Sunday, December 12, 2021

That's What a Father Does


God has  a great way of keeping me humble. I’m so thankful He does that in my life, because that’s the kind of person I want to be - humble, compassionate, kind, generous. But it can be painful to get this lesson straight from the heart of God.


Just when I’m in a moment and on the edge of losing empathy… God comes down and speaks straight into my heart, my life, my world. He knows when I tend to lose the very qualities I long so much to hold close.
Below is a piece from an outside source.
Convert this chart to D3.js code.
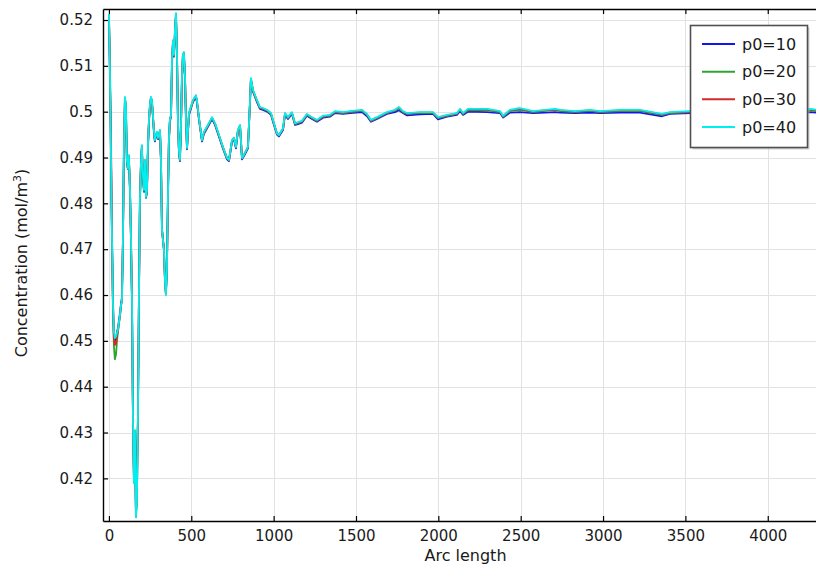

He knows when I’m growing just a little bit harder, colder, critical.


He knows I need reminding of what’s important.


God knows when to have me deal with health issues, so that I regain compassion for those who constantly struggle with health.


God knows when to sting my heart with loneliness, so that I am reminded to love on the one who is all alone.


God knows when to say “no” to  my wishes and dreams, because I have overlooked how blessed I already am.


And God knows when to be gentle with His nudges, and when I need a bold dash of lightning from Him - so that I soften my tongue, gentle my heart, slow my assumptions, and melt my bitterness.


He is so perfect.


I am in need of grace. I have been in need of mercy. I have stuck my foot in my mouth. I have judged. I have had a hardened heart. I have failed to forgive at times. I have been proud. Yes, I have done and been all of these things. Some in moments, some lasting longer.


But I am so thankful that my God doesn’t like to leave me there. Just when I think I know something decisively, He shows me how little I really knew. Just when I stand my ground in firm decision; He shows me how much ground I have yet to walk. 


For He loves me. 


That’s what a Father does. He does what is best for His child when He knows they have so much more potential to give. And He corrects when correcting is needed.


This world can so easily chip away at our character. Without seeing or knowing it, bit by bit, we harden. We turn our back. 


We ignore.


I’m so glad my Lord continues to readily soften me. Remind me. Restore me. Turn me back around and bend me. 


For I can always use MORE. More compassion, more humility, and MORE of Him.


Undeserving, as I am, I am eternally thankful He doesn’t leave me the same.